Blockchain technology, emerging as a revolutionary force, is transforming various sectors. But what exactly is a blockchain, and how does it function?
Table of contents
Understanding the Basics
At its core, a blockchain is a distributed, decentralized, public ledger. Imagine a digital record book shared among many computers. Each transaction is grouped into a “block.” These blocks are then linked together chronologically using cryptography, forming a “chain.”
Key Components
- Blocks: Contain transaction data.
- Chain: Links blocks in sequence.
- Cryptography: Secures the chain.
- Distributed Ledger: Copied across multiple computers.
The Process
- A transaction is requested.
- The transaction is broadcast to a network of computers.
- The network validates the transaction.
- Once verified, the transaction is grouped into a new block.
- The block is added to the chain.
- The transaction is complete.
Validation
Blocks must be validated before being added to the chain. This often involves a consensus mechanism, like Proof-of-Work or Proof-of-Stake.
Applications
Beyond cryptocurrencies, blockchain finds applications in supply chain management, bonus and loyalty programs, and more.
Benefits of Blockchain
Blockchain technology offers several advantages:
- Transparency: All transactions are publicly viewable.
- Security: Cryptography makes it difficult to tamper with the chain.
- Decentralization: No single point of control.
- Efficiency: Streamlines processes and reduces intermediaries.
- Immutability: Once a block is added, it cannot be altered.
Digging Deeper: Cryptography and Hashing
Cryptography is the backbone of blockchain security. Specifically, hashing plays a crucial role. Each block contains a hash, a unique fingerprint generated from the block’s data. If the data within the block is altered, the hash changes completely. Crucially, each block also contains the hash of the previous block, creating a secure chain. If someone tries to tamper with a past block, they would have to recalculate the hash of that block and all subsequent blocks, a computationally intensive and practically impossible task in many blockchain implementations.
Consensus Mechanisms: How Agreement is Reached
Since blockchains are decentralized, a method is needed to ensure everyone agrees on the validity of transactions and the order of blocks. This is where consensus mechanisms come in. Two popular examples are:
- Proof-of-Work (PoW): Used by Bitcoin, this requires “miners” to solve complex computational puzzles to add a new block. The first miner to solve the puzzle gets to add the block and is rewarded with cryptocurrency. This process consumes a significant amount of energy.
- Proof-of-Stake (PoS): Used by many newer blockchains, this selects validators based on the amount of cryptocurrency they “stake” or lock up. Validators propose and vote on new blocks. PoS is generally considered more energy-efficient than PoW.

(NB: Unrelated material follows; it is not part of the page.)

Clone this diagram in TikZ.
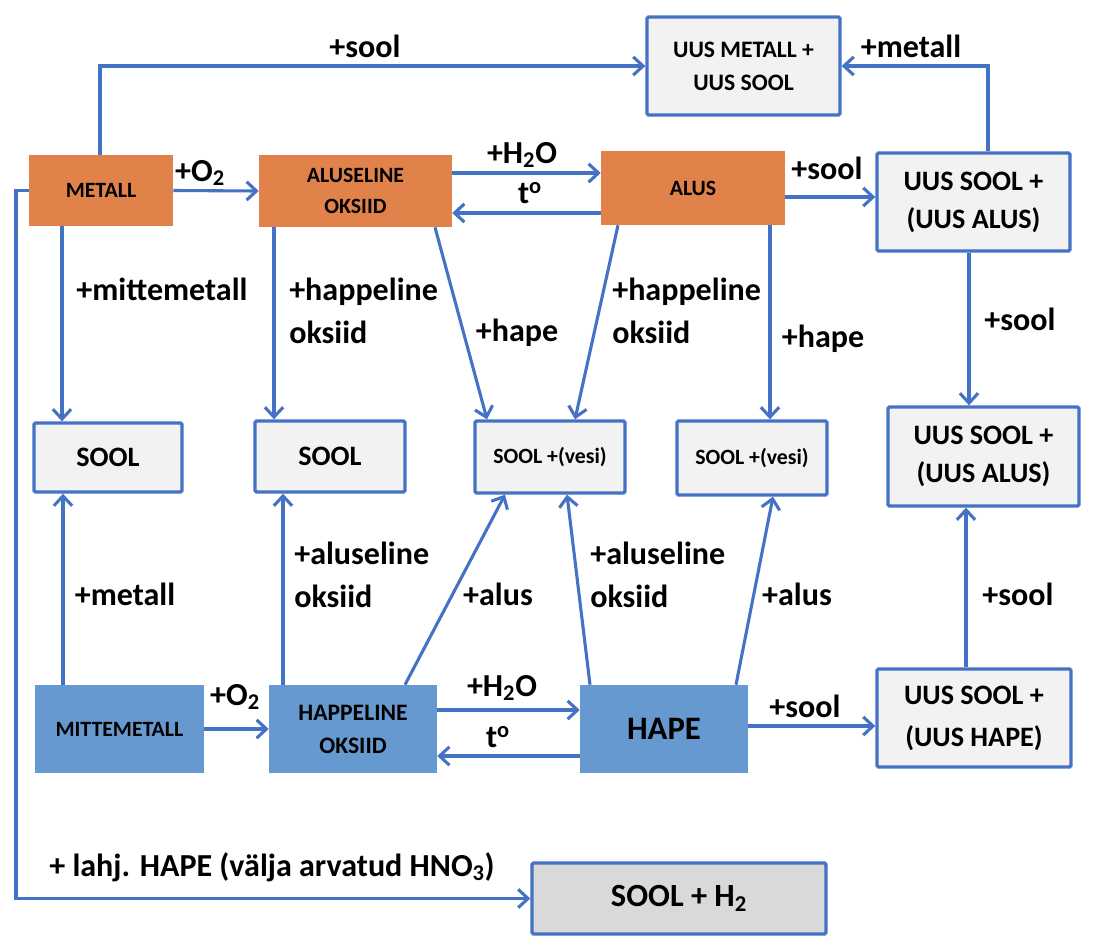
\documentclass[tikz,border=0pt]{standalone}
\usepackage{fontspec}
\setmainfont{Carlito}
\usetikzlibrary{arrows.meta}
\definecolor{lineblue}{HTML}{4472C4}
\definecolor{orng}{HTML}{E0824A}
\definecolor{bblue}{HTML}{6699CF}
\definecolor{lgray}{HTML}{F2F2F2}
\definecolor{dgray}{HTML}{D9D9D9}
\begin{document}
\begin{tikzpicture}[x=0.025cm,y=-0.025cm,
 sz/.style 2 args={minimum width=#1*0.025cm, minimum height=#2*0.025cm, inner sep=0pt, align=center},
 obox/.style={fill=orng, draw=none},
 bbox/.style={fill=bblue, draw=none},
 wbox/.style={fill=lgray, draw=lineblue, line width=2.4pt, rounded corners=1pt},
 conn/.style={draw=lineblue, line width=2.2pt, -{Straight Barb[length=7pt,width=13pt]}},
 lbl/.style={font=\fontsize{22.8}{31}\selectfont\bfseries, align=left, inner sep=0pt},
 fA/.style={font=\fontsize{15.5}{22}\selectfont\bfseries},
 fB/.style={font=\fontsize{16.8}{23.4}\selectfont\bfseries},
 fC/.style={font=\fontsize{20}{27}\selectfont\bfseries},
]
\useasboundingbox (0,0) rectangle (1094,948);
% boxes
\node[wbox,fB,sz={193}{98}] (uusmet) at (743.5,66) {UUS METALL +\\UUS SOOL};
\node[obox,fA,sz={144}{71}] (metall) at (101,190.5) {METALL};
\node[obox,fA,sz={193}{72}] (alox) at (355.5,191) {ALUSELINE\\OKSIID};
\node[obox,fA,sz={184}{74}] (alus) at (693,188) {ALUS};
\node[wbox,fC,sz={193}{98}] (uusA) at (973.5,202) {UUS SOOL +\\(UUS ALUS)};
\node[wbox,fC,sz={148}{69}] (sool1) at (108,457.5) {SOOL};
\node[wbox,fC,sz={150}{71}] (sool2) at (330,456.5) {SOOL};
\node[wbox,fA,sz={150}{72}] (vesi1) at (550,457) {SOOL +(vesi)};
\node[wbox,fA,sz={150}{74}] (vesi2) at (752,458) {SOOL +(vesi)};
\node[wbox,fC,sz={191}{99}] (uusA2) at (983.5,456.5) {UUS SOOL +\\(UUS ALUS)};
\node[bbox,fA,sz={169}{88}] (mitte) at (119.5,729) {MITTEMETALL};
\node[bbox,fB,sz={168}{88}] (hox) at (353,729) {HAPPELINE\\OKSIID};
\node[bbox,font=\fontsize{23.3}{26}\selectfont\bfseries,sz={168}{88}] (hape) at (664,729) {HAPE};
\node[wbox,font=\fontsize{20}{30}\selectfont\bfseries,sz={194}{98}] (uusH) at (974,718) {UUS SOOL +\\(UUS HAPE)};
\node[wbox,fill=dgray,font=\fontsize{23}{26}\selectfont\bfseries,sz={294}{71}] (soolh2) at (679,898.5) {SOOL + H\textsubscript{2}};
% connectors
\draw[conn] (100,0 |- metall.north) |- (uusmet.west);
\draw[conn] (988,0 |- uusA.north) |- (uusmet.east);
\draw[conn] (metall.east) -- (alox.west);
\draw[conn] (alox.east |- 0,173) -- (alus.west |- 0,173);
\draw[conn] (alus.west |- 0,213) -- (alox.east |- 0,213);
\draw[conn] (alus.east |- 0,197) -- (uusA.west |- 0,197);
\draw[conn] (metall.west) -- (16,0 |- metall.west) -- (16,0 |- soolh2.west) -- (soolh2.west);
\draw[conn] (62,0 |- metall.south) -- (62,0 |- sool1.north);
\draw[conn] (274,0 |- alox.south) -- (274,0 |- sool2.north);
\draw[conn] (435,0 |- alox.south) -- (487,0 |- vesi1.north);
\draw[conn] (618,0 |- alus.south) -- (575,0 |- vesi1.north);
\draw[conn] (770,0 |- alus.south) -- (770,0 |- vesi2.north);
\draw[conn] (969,0 |- uusA.south) -- (969,0 |- uusA2.north);
\draw[conn] (63,0 |- mitte.north) -- (63,0 |- sool1.south);
\draw[conn] (283,0 |- hox.north) -- (283,0 |- sool2.south);
\draw[conn] (405,0 |- hox.north) -- (505,0 |- vesi1.south);
\draw[conn] (590,0 |- hape.north) -- (567,0 |- vesi1.south);
\draw[conn] (736,0 |- hape.north) -- (773,0 |- vesi2.south);
\draw[conn] (966,0 |- uusH.north) -- (966,0 |- uusA2.south);
\draw[conn] (mitte.east) -- (hox.west);
\draw[conn] (hox.east |- 0,710) -- (hape.west |- 0,710);
\draw[conn] (hape.west |- 0,756) -- (hox.east |- 0,756);
\draw[conn] (hape.east |- 0,726) -- (uusH.west |- 0,726);
% labels
\node[lbl] (l1) at (365,46) {+sool};
\node[lbl] (l2) at (911,46) {+metall};
\node[lbl] (l3) at (200,173) {+O\textsubscript{2}};
\node[lbl] (l4) at (522,155) {+H\textsubscript{2}O};
\node[lbl] (l5) at (530,193) {t\textsuperscript{o}};
\node[lbl] (l6) at (827,168) {+sool};
\node[lbl] (l7) at (162,289) {+mittemetall};
\node[lbl,anchor=west] (l8) at (289,311) {+happeline\\oksiid};
\node[lbl] (l9) at (517,333) {+hape};
\node[lbl,anchor=west] (l10) at (612,311) {+happeline\\oksiid};
\node[lbl] (l11) at (823,339) {+hape};
\node[lbl] (l12) at (1020,319) {+sool};
\node[lbl] (l13) at (125,594) {+metall};
\node[lbl,anchor=west] (l14) at (294,575) {+aluseline\\oksiid};
\node[lbl] (l15) at (498,594) {+alus};
\node[lbl,anchor=west] (l16) at (590,575) {+aluseline\\oksiid};
\node[lbl] (l17) at (797,594) {+alus};
\node[lbl] (l18) at (1018,594) {+sool};
\node[lbl] (l19) at (235,697) {+O\textsubscript{2}};
\node[lbl] (l20) at (502,688) {+H\textsubscript{2}O};
\node[lbl] (l21) at (498,737) {t\textsuperscript{o}};
\node[lbl] (l22) at (805,706) {+sool};
\node[lbl] (l23) at (272,867) {+ lahj. HAPE (välja arvatud HNO\textsubscript{3})};
\end{tikzpicture}
\end{document}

Blockchain Types: Public, Private, and Consortium
Blockchains aren’t all the same. They can be categorized into different types based on who can participate and access the data:
- Public Blockchains: Permissionless and open to anyone. Anyone can participate in validating transactions and viewing the blockchain data. Bitcoin and Ethereum are examples.
- Private Blockchains: Permissioned and controlled by a single organization. Only authorized participants can access and validate transactions; Often used within enterprises for internal processes.
- Consortium Blockchains: Permissioned and governed by a group of organizations. Similar to private blockchains but with multiple controlling entities. Suitable for collaborations between businesses.
The Future of Blockchain
Blockchain technology is still evolving, and its potential applications are vast. As it matures, we can expect to see even more innovative uses across various industries, impacting how we conduct business, manage data, and interact with the world.